Querying for hub metadata
Although the Azure SDK exposes the table store using the conventions of ADO.NET Data Services and LINQ, the underlying machinery is RESTful. For the elmcity project I made an alternate interface that talks directly to the RESTful core.
Either way, retrieving a hub's metadata entity boils down to this HTTP request, when the hub's ID is elmcity (i.e., Keene):
This works because my convention is to use the ID as the value for both halves of the dual key that indexes entities in an Azure table. Similarly, here's the query to fetch the rest of hub's entities that represent iCalendar feeds:
(Note that although these are the actual URLs, they're protected so you can't click through from here to the data.)

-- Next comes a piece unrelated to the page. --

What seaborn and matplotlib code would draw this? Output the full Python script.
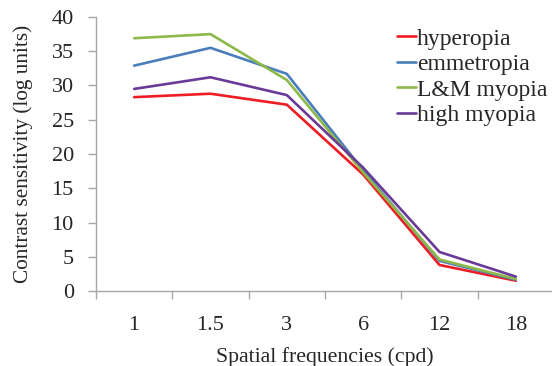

For this example, we want to fetch the metadata entities for each hub. Or rather, since there are two classes of hub -- one for places, one for topics -- we want to fetch metadata entities for each place hub. Curators define the characteristics of their hubs using yet another representation of this same property bag, based on a convention for using the delicious bookmarking service. Here's what the property bag looks like in delicious:
Place hubs are defined by having a property called where. Topic hubs are defined by having a property called what. So to find just the place hubs, the query is:
Note that this query includes neither the PartitionKey or the RowKey. Since the Azure table service doesn't index other attributes, this query will require a table scan. How can that possibly be efficient? Well, it isn't. If there were huge numbers of entities in the table, it would take a long time. But for tens, hundreds, or even low thousands of entities, and when as in this case there's no need for subsecond response, it's no problem. If I end up with more than a few thousand hubs, that will be a good problem to have, and I'll happily migrate this table into SQL Azure. Meanwhile, simpler is better.
Viewing the OData feed
The output of the HTTP request that queries for topic hubs is an OData feed, shown here in Fiddler's XML view:
This is an Atom feed extended with a type system used here to annotate the TimeStamp property as an Edm.DateTime and the eventful_events and eventbrite_properties as Edm.Int32. If you open this feed in a browser that presents a friendly view of feeds, you'll see a list of (not very interesting) items as shown here in Firefox:
If you disable the browser's friendly view of feeds, you'll see the raw XML as shown here in IE:
Using the OData feed
You can ingest an OData feed using any XML parser, or you can use one of the client libraries in the OData SDK. But suppose you want to produce a visualization like this one:
It would be nice to be able to read the OData feed directly into Excel. There isn't yet a generic OData importer for all versions of Excel, unfortunately. I hope one will emerge, but meanwhile there's PowerPivot, a free add-in for Excel 2010. Now, calling PowerPivot an OData importer is like calling a Swiss army knife a toothpick. Yes it serves the purpose, but that one function barely scratches the surface. PowerPivot is a large-capacity in-memory relational data analysis engine. It come from the world of business intelligence, where quants build cubes out of SQL data and then slice them and dice them. As an Excel plug-in, it does the heavy lifting that Excel can't do alone: millions of rows of data, relational joins.
We'll see none of that fancy stuff here, we're only using PowerPivot to load an OData feed into Excel. The elmcity service makes the feed available to me privately over HTTP. But for this example I've just captured the feed as an XML file that can be loaded from local storage.
After importing the rows into PowerPivot, I send them over to an Excel pivot table.
Over on the Excel side of this PowerPivot/Excel duo, I pick the fields I want to use.
Then I select those columns in the pivot table, and copy/paste links into a worksheet that has formulae for adding up totals and calculating percentages.
Finally I add a sparkline column to summarize the percentages using inline column charts.